Will Rogers knew considerably more than he read in the papers. His gift was his ability to paraphrase it.
It takes a brilliant mind to make some of the observations he made during his lifetime — a lifetime that began on this date in 1879.
By the time of his death in 1935, Rogers was the highest-paid performer in Hollywood, having made 71 movies. He also wrote more than 4,000 nationally syndicated newspaper columns.
"You know everybody is ignorant," he wrote in the New York Times in 1924, "only on different subjects."
In 1931, after it had been suggested that he should run for president, Rogers wrote, "A comedian can only last till he either takes himself serious or his audience takes him serious."
And, in a thinly veiled reference to President Calvin Coolidge's declaration a few years earlier that he did "not choose to run," Rogers wrote, "I not only 'don't choose to run' but I don't even want to leave a loophole in case I am drafted, so I won't 'choose.' I will say 'won't run' no matter how bad the country will need a comedian by that time."

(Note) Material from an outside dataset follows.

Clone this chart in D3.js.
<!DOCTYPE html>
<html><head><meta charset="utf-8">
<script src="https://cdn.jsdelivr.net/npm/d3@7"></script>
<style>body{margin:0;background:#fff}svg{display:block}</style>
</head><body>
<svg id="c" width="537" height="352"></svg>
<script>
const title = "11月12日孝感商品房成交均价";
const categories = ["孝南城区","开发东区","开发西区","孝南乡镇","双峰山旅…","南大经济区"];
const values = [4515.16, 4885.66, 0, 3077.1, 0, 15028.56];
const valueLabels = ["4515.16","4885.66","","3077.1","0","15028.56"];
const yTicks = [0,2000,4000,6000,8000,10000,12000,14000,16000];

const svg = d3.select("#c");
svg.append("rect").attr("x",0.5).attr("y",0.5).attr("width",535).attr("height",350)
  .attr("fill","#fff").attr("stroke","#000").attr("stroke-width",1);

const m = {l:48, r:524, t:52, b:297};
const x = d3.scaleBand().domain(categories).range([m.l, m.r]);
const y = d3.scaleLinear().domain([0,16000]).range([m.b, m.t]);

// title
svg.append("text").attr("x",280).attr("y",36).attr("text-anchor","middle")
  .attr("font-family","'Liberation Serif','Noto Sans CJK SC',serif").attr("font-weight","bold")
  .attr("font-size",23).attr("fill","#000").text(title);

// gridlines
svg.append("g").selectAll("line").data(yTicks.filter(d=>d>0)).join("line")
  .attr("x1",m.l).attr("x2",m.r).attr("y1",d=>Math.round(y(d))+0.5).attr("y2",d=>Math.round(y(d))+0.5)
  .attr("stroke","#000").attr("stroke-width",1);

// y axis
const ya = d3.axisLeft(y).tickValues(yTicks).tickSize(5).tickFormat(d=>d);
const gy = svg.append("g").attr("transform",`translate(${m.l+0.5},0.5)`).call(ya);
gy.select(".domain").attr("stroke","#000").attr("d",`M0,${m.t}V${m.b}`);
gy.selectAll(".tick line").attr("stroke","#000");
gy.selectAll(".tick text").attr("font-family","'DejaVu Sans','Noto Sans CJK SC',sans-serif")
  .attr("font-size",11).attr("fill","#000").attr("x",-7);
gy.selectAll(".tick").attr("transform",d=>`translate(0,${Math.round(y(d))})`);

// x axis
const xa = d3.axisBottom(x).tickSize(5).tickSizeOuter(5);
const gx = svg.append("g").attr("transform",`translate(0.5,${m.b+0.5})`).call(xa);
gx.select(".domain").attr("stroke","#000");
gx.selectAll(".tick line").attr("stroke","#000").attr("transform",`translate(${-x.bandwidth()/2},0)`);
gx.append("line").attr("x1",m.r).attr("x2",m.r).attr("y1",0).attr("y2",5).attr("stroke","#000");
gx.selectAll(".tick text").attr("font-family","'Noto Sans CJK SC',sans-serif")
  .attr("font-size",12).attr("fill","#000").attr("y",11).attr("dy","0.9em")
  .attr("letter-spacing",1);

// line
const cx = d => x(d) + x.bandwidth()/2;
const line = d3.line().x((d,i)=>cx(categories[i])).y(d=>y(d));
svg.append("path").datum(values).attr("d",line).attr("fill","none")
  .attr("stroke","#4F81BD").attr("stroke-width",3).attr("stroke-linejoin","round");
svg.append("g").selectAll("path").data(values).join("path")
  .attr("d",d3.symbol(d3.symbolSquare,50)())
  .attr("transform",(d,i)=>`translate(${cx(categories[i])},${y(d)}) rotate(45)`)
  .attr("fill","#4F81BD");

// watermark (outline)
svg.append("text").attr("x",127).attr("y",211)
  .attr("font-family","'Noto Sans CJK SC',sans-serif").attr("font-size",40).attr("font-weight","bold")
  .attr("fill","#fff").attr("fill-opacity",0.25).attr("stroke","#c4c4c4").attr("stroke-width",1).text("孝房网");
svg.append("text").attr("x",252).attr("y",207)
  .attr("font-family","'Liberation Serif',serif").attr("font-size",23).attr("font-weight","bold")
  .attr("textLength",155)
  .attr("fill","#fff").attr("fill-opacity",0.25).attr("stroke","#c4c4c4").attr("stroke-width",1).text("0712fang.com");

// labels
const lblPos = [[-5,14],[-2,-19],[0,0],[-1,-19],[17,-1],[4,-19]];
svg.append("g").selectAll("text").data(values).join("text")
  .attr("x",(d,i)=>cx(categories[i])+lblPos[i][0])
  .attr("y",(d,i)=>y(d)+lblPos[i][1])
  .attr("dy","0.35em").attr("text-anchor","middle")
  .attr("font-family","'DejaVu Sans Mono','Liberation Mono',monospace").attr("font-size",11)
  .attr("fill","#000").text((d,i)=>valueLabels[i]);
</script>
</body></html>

Even today, more than 70 years after the plane crash in Alaska that took his life, Rogers has words of wisdom to share with the men who are vying today for the presidency.
If Barack Obama loses today's election, it would be appropriate for Democrats to reflect on this 1931 observation by Rogers: "Politics has got so expensive that it takes lots of money to even get beat with."
And if John McCain loses today's election, he and the Republicans should remember the advice Rogers offered to Al Smith after he and the Democrats lost to Herbert Hoover in 1928: "We can make this thing into a Party, instead of a Memory."